■ Task ■
For each line that holds "this", copy the line out.

■ Records supplied ■
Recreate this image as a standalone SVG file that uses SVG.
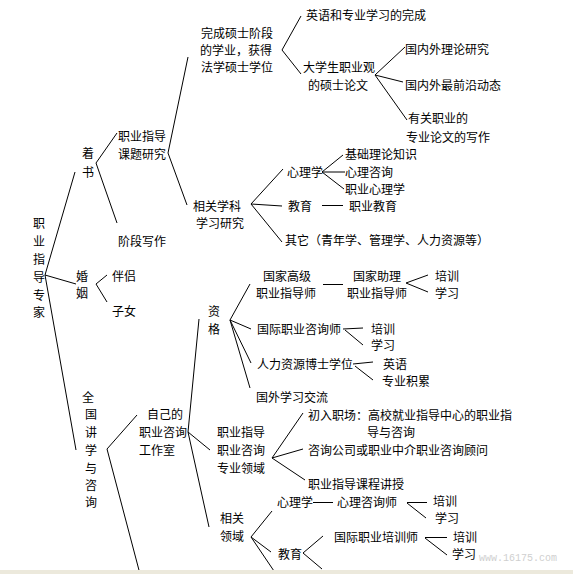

--

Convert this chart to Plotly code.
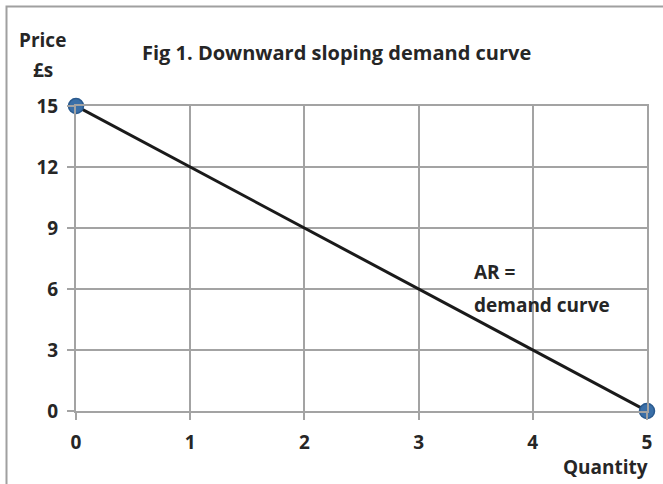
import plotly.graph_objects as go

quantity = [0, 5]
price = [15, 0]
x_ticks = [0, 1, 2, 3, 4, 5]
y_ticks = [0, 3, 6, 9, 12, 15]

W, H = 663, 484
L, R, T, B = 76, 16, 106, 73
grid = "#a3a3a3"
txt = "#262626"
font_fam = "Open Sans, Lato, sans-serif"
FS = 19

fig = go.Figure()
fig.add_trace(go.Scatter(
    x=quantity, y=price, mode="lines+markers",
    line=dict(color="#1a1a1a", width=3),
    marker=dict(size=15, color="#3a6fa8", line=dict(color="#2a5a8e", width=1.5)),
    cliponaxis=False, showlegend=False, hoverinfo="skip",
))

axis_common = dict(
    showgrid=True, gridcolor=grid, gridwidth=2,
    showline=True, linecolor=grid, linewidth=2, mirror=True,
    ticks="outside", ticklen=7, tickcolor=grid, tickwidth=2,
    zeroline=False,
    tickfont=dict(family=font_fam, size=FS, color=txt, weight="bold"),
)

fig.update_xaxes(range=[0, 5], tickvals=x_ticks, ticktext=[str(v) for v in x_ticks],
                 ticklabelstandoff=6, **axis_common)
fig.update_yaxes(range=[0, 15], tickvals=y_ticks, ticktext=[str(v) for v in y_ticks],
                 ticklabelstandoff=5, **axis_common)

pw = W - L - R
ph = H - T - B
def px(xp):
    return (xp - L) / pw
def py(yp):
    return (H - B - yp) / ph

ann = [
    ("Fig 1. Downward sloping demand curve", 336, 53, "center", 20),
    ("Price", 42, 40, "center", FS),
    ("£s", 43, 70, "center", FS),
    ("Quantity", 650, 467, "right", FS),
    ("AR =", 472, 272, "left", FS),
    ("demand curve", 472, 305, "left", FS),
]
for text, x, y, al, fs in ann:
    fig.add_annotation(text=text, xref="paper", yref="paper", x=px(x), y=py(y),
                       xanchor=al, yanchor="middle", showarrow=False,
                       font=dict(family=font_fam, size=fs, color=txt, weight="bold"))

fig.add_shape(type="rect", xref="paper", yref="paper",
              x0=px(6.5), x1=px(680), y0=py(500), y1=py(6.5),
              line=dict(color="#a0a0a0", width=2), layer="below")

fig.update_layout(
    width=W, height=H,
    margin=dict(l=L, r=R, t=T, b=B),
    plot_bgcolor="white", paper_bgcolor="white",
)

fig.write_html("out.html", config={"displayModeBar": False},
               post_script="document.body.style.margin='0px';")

■ Task answer ■
Recreate this image as a standalone SVG file that uses SVG.
Convert this chart to Plotly code.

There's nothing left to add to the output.